With non-experimental data, we don't. But we know that if our sample is ergodic-stationary (and i.i.d. samples are), then expected values are consistently estimated by their sample analogues, the corresponding sample means. Hence we have an "acceptable" estimator in
$$\hat \beta = \left[((1/n)\mathbf X'\mathbf X)\right]^{-1}((1/n)\mathbf X'\mathbf y) = (\mathbf X'\mathbf X)^{-1}\mathbf X'\mathbf y $$
which is the same estimator we will obtain if we minimize the sum of squared residuals.

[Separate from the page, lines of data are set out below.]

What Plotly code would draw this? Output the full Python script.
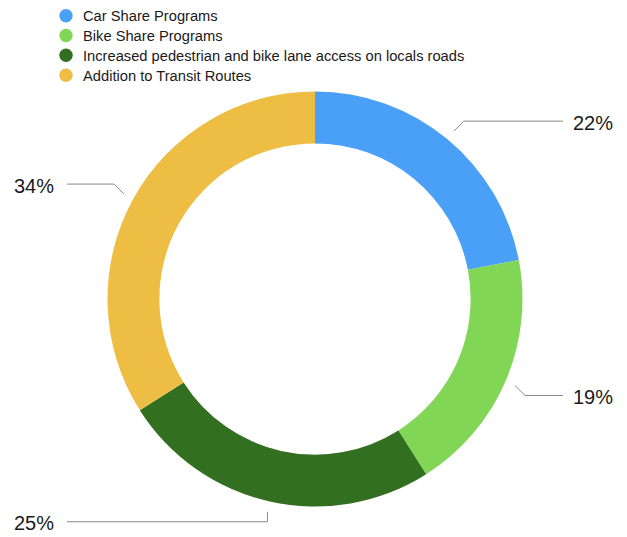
import math
import plotly.graph_objects as go

# Survey responses: preferred transportation improvements (percent of answers)
labels = [
    "Car Share Programs",
    "Bike Share Programs",
    "Increased pedestrian and bike lane access on locals roads",
    "Addition to Transit Routes",
]
values = [22, 19, 25, 34]
colors = ["#4A9FF6", "#82D656", "#336F20", "#EEBD43"]

W, H = 627, 537
CX, CY, R = 315, 299, 207.5          # ring centre and outer radius in pixels
FONT = "Liberation Sans, Arial, Helvetica, sans-serif"
INK = "#1a1a1a"
LEADER = "#8a8a8a"


def px(x):
    return x / W


def py(y):
    return 1 - y / H


fig = go.Figure(
    go.Pie(
        labels=labels,
        values=values,
        hole=0.75,
        sort=False,
        direction="clockwise",
        rotation=0,
        marker=dict(colors=colors, line=dict(width=0)),
        textinfo="none",
        showlegend=False,
        domain=dict(x=[px(CX - R), px(CX + R)], y=[py(CY + R), py(CY - R)]),
    )
)

shapes = []
annotations = []

# Outside percentage labels with elbow leader lines
total = sum(values)
cum = 0
for v in values:
    mid = (cum + v / 2) / total * 360
    cum += v
    a = math.radians(mid)
    sx, sy = CX + 218 * math.sin(a), CY - 218 * math.cos(a)
    snap = round(mid / 45) * 45
    b = math.radians(snap)
    seg = 14 if snap % 90 else 10
    ex, ey = sx + seg * math.sin(b), sy - seg * math.cos(b)
    right = math.sin(a) > 0
    hx = 563 if right else 67
    shapes.append(dict(
        type="path", xref="paper", yref="paper",
        path=f"M {px(sx)},{py(sy)} L {px(ex)},{py(ey)} L {px(hx)},{py(ey)}",
        line=dict(color=LEADER, width=1),
    ))
    annotations.append(dict(
        text=f"{v / total * 100:.0f}%",
        xref="paper", yref="paper",
        x=px(571 if right else 56), y=py(ey + 1.5),
        xanchor="left" if right else "right", yanchor="middle",
        showarrow=False,
        font=dict(family=FONT, size=20, color=INK),
    ))

# Legend: coloured dots with category names
row_y = [15.7, 35.5, 55.3, 75.2]
dot_r = 6.7
for lab, col, y in zip(labels, colors, row_y):
    shapes.append(dict(
        type="circle", xref="paper", yref="paper",
        x0=px(66 - dot_r), x1=px(66 + dot_r),
        y0=py(y + dot_r), y1=py(y - dot_r),
        fillcolor=col, line=dict(width=0),
    ))
    annotations.append(dict(
        text=lab, xref="paper", yref="paper",
        x=px(80.5), y=py(y + 0.5),
        xanchor="left", yanchor="middle", showarrow=False,
        font=dict(family=FONT, size=14.7, color=INK),
    ))

fig.update_layout(
    width=W, height=H,
    margin=dict(l=0, r=0, t=0, b=0),
    paper_bgcolor="white",
    plot_bgcolor="white",
    shapes=shapes,
    annotations=annotations,
)

fig.write_html("out.html")
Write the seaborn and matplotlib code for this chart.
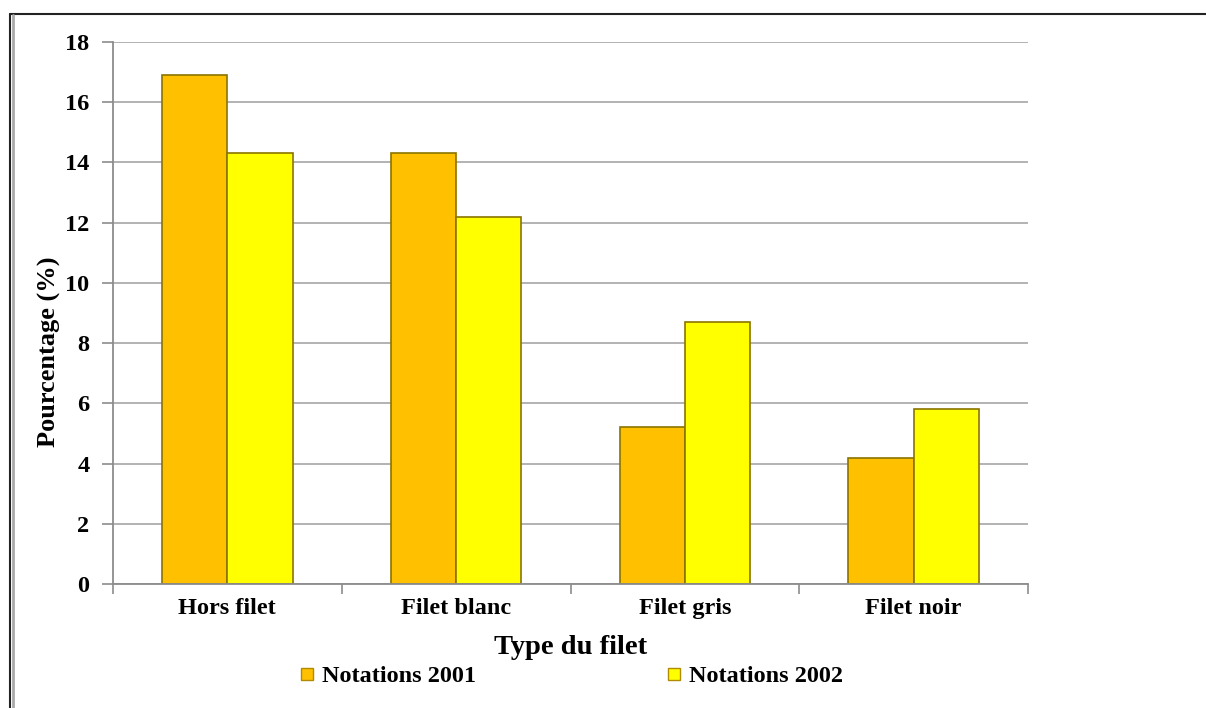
import matplotlib
matplotlib.use("Agg")
import matplotlib.pyplot as plt
import seaborn as sns
import pandas as pd
from matplotlib.lines import Line2D

categories = ["Hors filet", "Filet blanc", "Filet gris", "Filet noir"]
series = ["Notations 2001", "Notations 2002"]
values_2001 = [16.9, 14.3, 5.2, 4.2]
values_2002 = [14.3, 12.2, 8.7, 5.8]
colors = ["#FFC000", "#FFFF00"]

df = pd.DataFrame({
    "cat": categories * 2,
    "serie": [series[0]] * 4 + [series[1]] * 4,
    "val": values_2001 + values_2002,
})

sns.set_theme(style="white")
plt.rcParams["font.family"] = ["Liberation Serif", "DejaVu Serif"]
plt.rcParams["font.weight"] = "bold"
plt.rcParams["text.color"] = "black"
plt.rcParams["axes.labelcolor"] = "black"

fig = plt.figure(figsize=(12.06, 7.08), dpi=100)
ax = fig.add_axes([113/1206, 1 - 584/708, (1028-113)/1206, (584-42)/708])

sns.barplot(data=df, x="cat", y="val", hue="serie", order=categories,
            hue_order=series, palette=colors, width=0.57, ax=ax,
            edgecolor="#8a7400", linewidth=1.2, legend=False, saturation=1)

ax.set_ylim(0, 18)
ax.set_xlim(-0.5, 3.5)
ax.set_yticks(range(0, 19, 2))
ax.yaxis.grid(True, color="#a6a6a6", linewidth=1.2)
ax.set_axisbelow(True)
for s in ["top", "right"]:
    ax.spines[s].set_visible(False)
for s in ["left", "bottom"]:
    ax.spines[s].set_color("#8c8c8c")
    ax.spines[s].set_linewidth(1.3)

ax.tick_params(axis="y", which="major", length=8, color="#8c8c8c", width=1.2,
               labelsize=17.5, pad=9, left=True, labelcolor="black")
ax.set_xticks([-0.5, 0.5, 1.5, 2.5, 3.5], minor=True)
ax.tick_params(axis="x", which="minor", length=7, color="#8c8c8c", width=1.2, bottom=True)
ax.tick_params(axis="x", which="major", length=0, labelsize=17.5, pad=10, labelcolor="black")
for lbl in ax.get_yticklabels() + ax.get_xticklabels():
    lbl.set_fontweight("bold")

ax.set_ylabel("Pourcentage (%)", fontsize=19, fontweight="bold", color="black")
ax.yaxis.set_label_coords(-0.069, 0.428)
ax.yaxis.label.set_va("center")
ax.set_xlabel("Type du filet", fontsize=20.5, fontweight="bold", color="black")
ax.xaxis.set_label_coords(0.5, -0.118)
ax.xaxis.label.set_va("center")

handles = [Line2D([0], [0], marker="s", linestyle="none", markersize=9,
                  markerfacecolor=c, markeredgecolor="#b08a00") for c in colors]
fig.legend(handles, series, loc="center left", bbox_to_anchor=(300/1206, 1 - 676/708),
           ncol=2, frameon=False, columnspacing=7.85, handletextpad=0.3,
           handlelength=0.6, borderpad=0, borderaxespad=0,
           prop={"family": "Liberation Serif", "weight": "bold", "size": 17.5})

# outer frame
fig.add_artist(Line2D([10/1206, 1], [1 - 14/708, 1 - 14/708], transform=fig.transFigure,
                      color="#222222", linewidth=1.5))
fig.add_artist(Line2D([10/1206, 10/1206], [0, 1 - 14/708], transform=fig.transFigure,
                      color="#222222", linewidth=1.5))
fig.add_artist(Line2D([13/1206, 13/1206], [0, 1 - 15/708], transform=fig.transFigure,
                      color="#aaaaaa", linewidth=2))

fig.savefig("out.png", dpi=100)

If you reverse the calculations, and noting that the residuals are a function of $\hat \beta$, $\mathbf {\hat u} = \mathbf {\hat u(\hat \beta)}$ you will find that $\mathbf X' \mathbf {\hat u} (\hat \beta) = \mathbf 0$. Divide by $n$ for this to look like a sample mean.
So "we choose those estimates that make the sample obey what we assumed the population obeys". And we do that because we accept that the sample is representative of the population, so it should "behave like" the population (as we assumed the latter to behave).
As for $GMM$, each orthogonality condition is an equation. If you have $m$ equations and $k<m$ unknown coefficients, then the system of equations is "over-identified" and no exact solution exists, there is nothing more to it.
Hansen contrasted this with the original use of "Method of Moments": if a distribution is characterized by, say, three unknown parameters, the MoM tactic is to estimate using the sample the first three moments of the distribution (which appear in equations involving these parameters), and obtain an exactly-identified system of equations. See how this works in this answer, as an example.